All Boxes Great and Small - The changing face of logistics and industrials

Viewpoints
October 31, 2022
2 minutes
Authors:

While big box logistics and industrials transactions have been dominating the headlines over the last few years, a recent Savills/Potter Space report ‘Big Things in Small Boxes’ (and the follow-on webinar hosted by React News) found that unmet demand in the small-mid-box segment (i.e. sub-100k sq. ft.) presents robust opportunities for the medium-to-long term.

A primary reason for this is that these smaller spaces have a much broader range of occupiers than the traditional distribution, e-commerce and manufacturing users of larger spaces – for example, trade counter, office co-location, on-demand grocery operators and ‘dark kitchens’ are all becoming much more prolific. The sheer variety of end-user has, in turn, contributed to record lows of availability. If additional land is appropriately assigned to this segment, there could be an opportunity for growth unrivalled by other sectors.

There has been no shortage of headlines of e-commerce giants acquiring large industrial and logistics assets or investment firms raising multi-billion funds for the same purpose (see EQT’s $2.5 billion industrials target / Ares closing at $1.8 billion) - no surprise given rents in that sector have grown by some 65% since 2011 (over double that of inflation), with land values also booming and driving yields down.

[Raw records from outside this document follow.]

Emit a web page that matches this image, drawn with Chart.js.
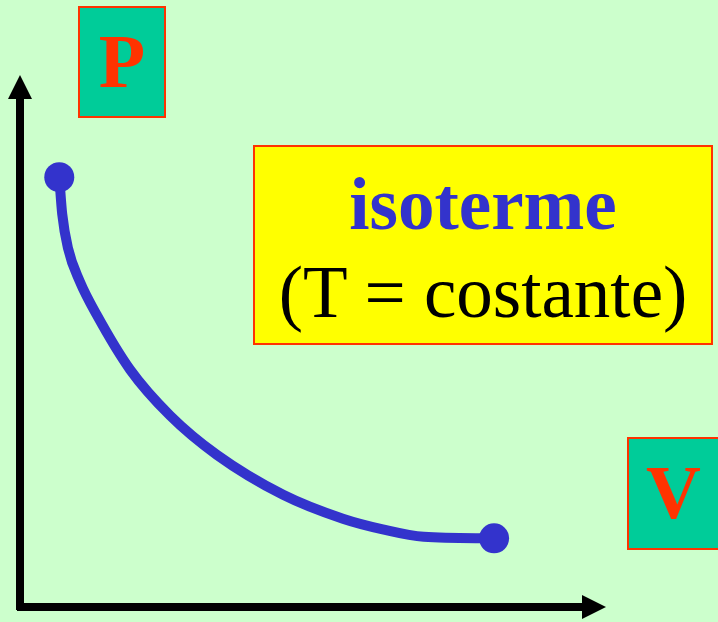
<!DOCTYPE html>
<html>
<head>
<meta charset="utf-8">
<script src="https://cdn.jsdelivr.net/npm/chart.js@4.4.1/dist/chart.umd.min.js"></script>
<style>
  body { margin: 0; background: #CCFFCC; }
  #wrap { position: relative; width: 718px; height: 622px; overflow: hidden; }
  .box { position: absolute; box-sizing: border-box; border: 2px solid #FF3300;
         font-family: "Liberation Serif", "Times New Roman", serif; text-align: center; }
  .axisbox { background: #00CC99; color: #FF3300; font-weight: bold; font-size: 76px; }
</style>
</head>
<body>
<div id="wrap">
  <canvas id="isoChart" width="718" height="622"></canvas>
  <div class="box axisbox" style="left:78px; top:6px; width:88px; height:112px; line-height:106px;">P</div>
  <div class="box axisbox" style="left:627px; top:437px; width:95px; height:113px; line-height:106px; padding-right:2px;">V</div>
  <div class="box" style="left:253px; top:145px; width:460px; height:200px; background:#FFFF00;">
    <div style="position:absolute; left:0; right:0; top:18px; font-size:73px; font-weight:bold; color:#3333CC; line-height:80px;">isoterme</div>
    <div style="position:absolute; left:0; right:0; top:106px; font-size:73px; color:#000; line-height:80px;">(T = costante)</div>
  </div>
</div>
<script>
// values (V, P in arbitrary units)
const volume = [0.67, 0.72, 0.82, 1.02, 1.31, 1.88, 2.56, 3.36, 4.49, 5.51, 6.19, 6.89, 8.09];
const pressure = [8.08, 7.39, 6.74, 6.12, 5.49, 4.46, 3.60, 2.86, 2.11, 1.66, 1.46, 1.32, 1.29];

const points = volume.map((v, i) => ({ x: v, y: pressure[i] }));

// draws the two black arrows for the axes
const arrowAxes = {
    id: 'arrowAxes',
    beforeDatasetsDraw(chart) {
        const ctx = chart.ctx;
        const area = chart.chartArea;
        const x0 = chart.scales.x.getPixelForValue(0);
        const y0 = chart.scales.y.getPixelForValue(0);
        ctx.save();
        ctx.fillStyle = '#000';
        ctx.strokeStyle = '#000';
        ctx.lineWidth = 8;
        ctx.beginPath();
        ctx.moveTo(x0, y0 + 3);
        ctx.lineTo(x0, area.top + 20);
        ctx.moveTo(x0 - 3, y0);
        ctx.lineTo(area.right - 20, y0);
        ctx.stroke();
        // arrow heads
        ctx.beginPath();
        ctx.moveTo(x0, area.top);
        ctx.lineTo(x0 - 12, area.top + 24);
        ctx.lineTo(x0 + 12, area.top + 24);
        ctx.closePath();
        ctx.fill();
        ctx.beginPath();
        ctx.moveTo(area.right, y0);
        ctx.lineTo(area.right - 24, y0 - 12);
        ctx.lineTo(area.right - 24, y0 + 12);
        ctx.closePath();
        ctx.fill();
        ctx.restore();
    }
};

const ctx = document.getElementById('isoChart').getContext('2d');
new Chart(ctx, {
    type: 'line',
    data: {
        datasets: [{
            label: 'isoterma',
            data: points,
            borderColor: '#3333CC',
            backgroundColor: '#3333CC',
            borderWidth: 10,
            borderCapStyle: 'round',
            cubicInterpolationMode: 'monotone',
            pointRadius: c => (c.dataIndex === 0 || c.dataIndex === points.length - 1) ? 15 : 0,
            pointBorderWidth: 0,
            pointHoverRadius: 0
        }]
    },
    options: {
        responsive: false,
        animation: false,
        layout: { padding: { left: 20, right: 112, top: 75, bottom: 11 } },
        scales: {
            x: { type: 'linear', min: 0, max: 10, display: false },
            y: { type: 'linear', min: 0, max: 10, display: false }
        },
        plugins: {
            legend: { display: false },
            tooltip: { enabled: false }
        }
    },
    plugins: [arrowAxes]
});
</script>
</body>
</html>
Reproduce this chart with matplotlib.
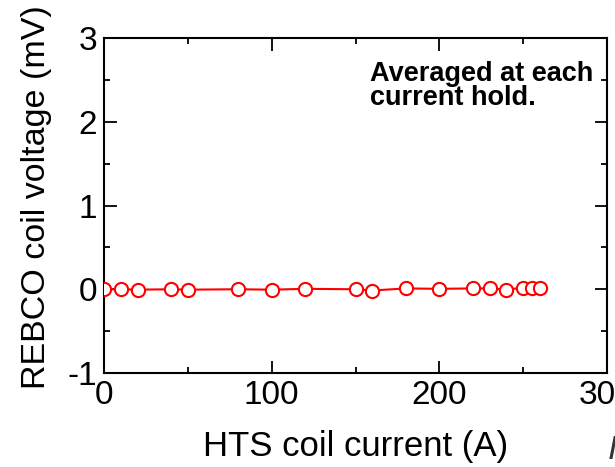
import matplotlib
matplotlib.use('Agg')
import matplotlib.pyplot as plt
from matplotlib.ticker import MultipleLocator

plt.rcParams['font.family'] = ['Liberation Sans', 'DejaVu Sans']
plt.rcParams['axes.unicode_minus'] = False

# HTS coil current (A) and averaged REBCO coil voltage (mV)
current = [0, 10, 20, 40, 50, 80, 100, 120, 150, 160, 180, 200, 220, 230, 240, 250, 255, 260]
voltage = [0.0, 0.0, -0.005, 0.0, -0.005, 0.0, -0.005, 0.005, 0.0, -0.015,
           0.01, 0.005, 0.01, 0.01, -0.005, 0.02, 0.02, 0.01]

x_label = 'HTS coil current (A)'
y_label = 'REBCO coil voltage (mV)'
note = 'Averaged at each\ncurrent hold.'

W, H = 615, 467
fig = plt.figure(figsize=(W / 100, H / 100), dpi=100)
ax = fig.add_axes([104 / W, (H - 373) / H, (607 - 104) / W, (373 - 38) / H])

ax.plot(current, voltage, color='#ff0000', lw=1.5, marker='o', ms=9.5,
        mfc='white', mec='#ff0000', mew=1.5, zorder=3)

ax.set_xlim(0, 300)
ax.set_ylim(-1, 3)
ax.xaxis.set_major_locator(MultipleLocator(100))
ax.xaxis.set_minor_locator(MultipleLocator(50))
ax.yaxis.set_major_locator(MultipleLocator(1))
ax.yaxis.set_minor_locator(MultipleLocator(0.5))

for s in ax.spines.values():
    s.set_linewidth(1.5)
ax.tick_params(which='both', direction='in', top=True, right=True,
               labelsize=24, width=1.3, pad=5)
ax.tick_params(which='major', length=9)
ax.tick_params(which='minor', length=4.5)

ax.set_xlabel(x_label, fontsize=25, labelpad=14)
ax.set_ylabel(y_label, fontsize=24.5)
ax.yaxis.set_label_coords(-52 / (607 - 104), (373 - 197.5) / (373 - 38))

ax.text(370 / W, (H - 61) / H, note, transform=fig.transFigure,
        fontsize=19.5, fontweight='bold', va='top', ha='left', linespacing=0.9)

# fragment of text cut off at the image edge
fig.text(608 / W, 8 / H, 'I', fontsize=24, style='italic', color='#333333')

fig.savefig('out.png', dpi=100)
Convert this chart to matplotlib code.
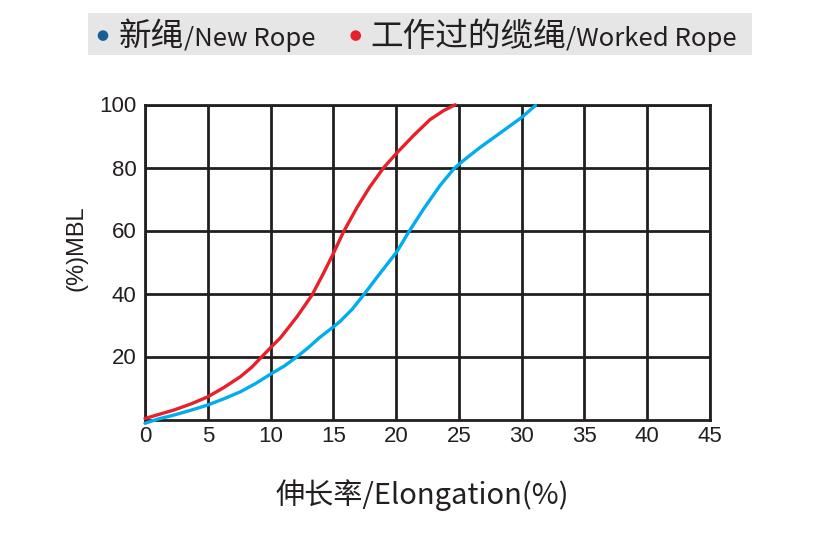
import numpy as np
import matplotlib
matplotlib.use('Agg')
import matplotlib.pyplot as plt
from matplotlib.offsetbox import (TextArea, DrawingArea, HPacker,
                                  AnchoredOffsetbox)
from matplotlib.patches import Circle, Rectangle

# values
red_x = [0, 1.0, 2.3, 3.7, 5, 6.3, 7.6, 8.5, 9.3, 10, 10.8, 12.1, 13.3,
         14.2, 15, 15.8, 16.9, 17.9, 19, 20.05, 21.4, 22.7, 23.8, 24.7]
red_y = [0.3, 1.5, 3.0, 5.0, 7.2, 10.2, 13.6, 16.6, 19.9, 22.8, 26.0, 32.6,
         39.5, 46.3, 52.7, 59.5, 67.4, 73.8, 79.9, 84.6, 90.2, 95.2, 98.1,
         99.9]
blue_x = [0, 1.0, 2.3, 3.7, 5, 6.3, 7.6, 8.8, 10, 11.1, 12.1, 13.0, 13.9,
          15, 15.5, 16.5, 17.4, 18.7, 20.05, 21.0, 22.2, 23.5, 24.6, 25.3,
          25.8, 26.7, 28.3, 30.0, 31.1]
blue_y = [-1.2, 0.1, 1.4, 3.0, 4.6, 6.6, 8.8, 11.4, 14.4, 17.0, 19.9, 22.8,
          26.0, 29.4, 31.0, 35.0, 39.5, 46.3, 53.2, 59.5, 66.9, 74.3, 79.6,
          82.0, 83.6, 86.4, 91.0, 95.9, 99.7]
x_ticks = [0, 5, 10, 15, 20, 25, 30, 35, 40, 45]
y_ticks = [20, 40, 60, 80, 100]

cjk = ['Noto Sans CJK SC', 'DejaVu Sans']
num_font = 'Liberation Sans'
RED = '#e8202a'
BLUE = '#00adef'
DOT_BLUE = '#1a5e96'
INK = '#231f20'

W, H = 817, 537
fig = plt.figure(figsize=(W / 100, H / 100), dpi=100)
ax = fig.add_axes([145 / W, 1 - 419.5 / H, 565 / W, 315 / H])

ax.set_xlim(0, 45)
ax.set_ylim(0, 100)
ax.set_xticks(x_ticks)
ax.set_yticks(y_ticks)
ax.set_xticklabels([str(t) for t in x_ticks], fontfamily=num_font,
                   fontsize=16, color=INK)
ax.set_yticklabels([str(t) for t in y_ticks], fontfamily=num_font,
                   fontsize=16, color=INK)
ax.tick_params(axis='x', length=0, pad=5)
ax.tick_params(axis='y', length=0, pad=6)
ax.grid(True, color=INK, linewidth=2.0)
for s in ax.spines.values():
    s.set_linewidth(2.0)
    s.set_color(INK)
ax.set_axisbelow(True)

ax.plot(red_x, red_y, color=RED, linewidth=2.4, clip_on=False, zorder=3,
        solid_joinstyle='round', solid_capstyle='round')
ax.plot(blue_x, blue_y, color=BLUE, linewidth=2.4, clip_on=False, zorder=3,
        solid_joinstyle='round', solid_capstyle='round')

ax.set_ylabel('(%)MBL', fontfamily=num_font, fontsize=17, color=INK)
ax.yaxis.set_label_coords(-0.122, 0.544)
ax.yaxis.label.set_verticalalignment('center')
ax.set_xlabel('伸长率/Elongation(%)', fontfamily=cjk, fontsize=21,
              color=INK)
ax.xaxis.set_label_coords(0.49, -0.24)
ax.xaxis.label.set_verticalalignment('center')

# legend: grey band with dots and text in two sizes
fig.add_artist(Rectangle((88 / W, 1 - 55 / H), 664 / W, 42 / H,
                         transform=fig.transFigure, facecolor='#e6e6e6',
                         edgecolor='none', zorder=0))


def dot(color, width, cx):
    da = DrawingArea(width, 12, 0, 0)
    da.add_artist(Circle((cx, 7.5), 3.3, color=color))
    return da


def txt(s, size):
    return TextArea(s, textprops=dict(fontfamily=cjk, fontsize=size,
                                      color=INK))


items = [dot(DOT_BLUE, 22.3, 10.8), txt('新绳', 23.5),
         txt('/New Rope', 18.5), dot(RED, 39, 28.8),
         txt('工作过的缆绳', 23.5), txt('/Worked Rope', 18.5)]
row = HPacker(children=items, align='baseline', pad=0, sep=0)
box = AnchoredOffsetbox(loc='center left', child=row, pad=0, borderpad=0,
                        frameon=False, bbox_to_anchor=(88 / W, 1 - 37 / H),
                        bbox_transform=fig.transFigure)
fig.add_artist(box)

fig.savefig('out.png', dpi=100)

However, rental levels have also grown in the sub-100k sq. ft. space by around 64% in that timeframe, but with current availability levels at around 5% (dropping to 3% if focusing on the sub-10k sq. ft. segment). Given the relative softening in the big box market, there is therefore ample demand and arguably better long-term opportunities in the smaller spaces if investors and developers can find those that are appropriate to provide the high-quality and flexible offering occupiers are demanding.

There are two obvious challenges to this plan. First, is the chronic shortage of supply brought about by a lack of coherent strategy from government to allocate land for small-mid-box development, while it has largely been focusing on big boxes (to an extent, for good reason). However, there is now a more pressing need to keep up with demand, tackle systemic supply-chain issues and to support growth across small (as well as large) enterprise - it feels, therefore, like a substantive governmental shift is inevitable. 

Secondly, institutional investors will need to achieve sizeable platforms to meet the return targets of their mandates. There is no doubt that there is a glut of capital ready to be deployed by many of the usual suspects in this race to scale, but the resolution to our first conundrum may not come quickly enough to make available the stock they need.

It has become a thankless task trying to predict the ever-shifting sands of these dislocated market conditions, but what does seem clear is that investors need to be nimbler and more innovative to find opportunity and extract value. If they are quick out of the blocks, they just might steal a march in this somewhat quieter sub-sector.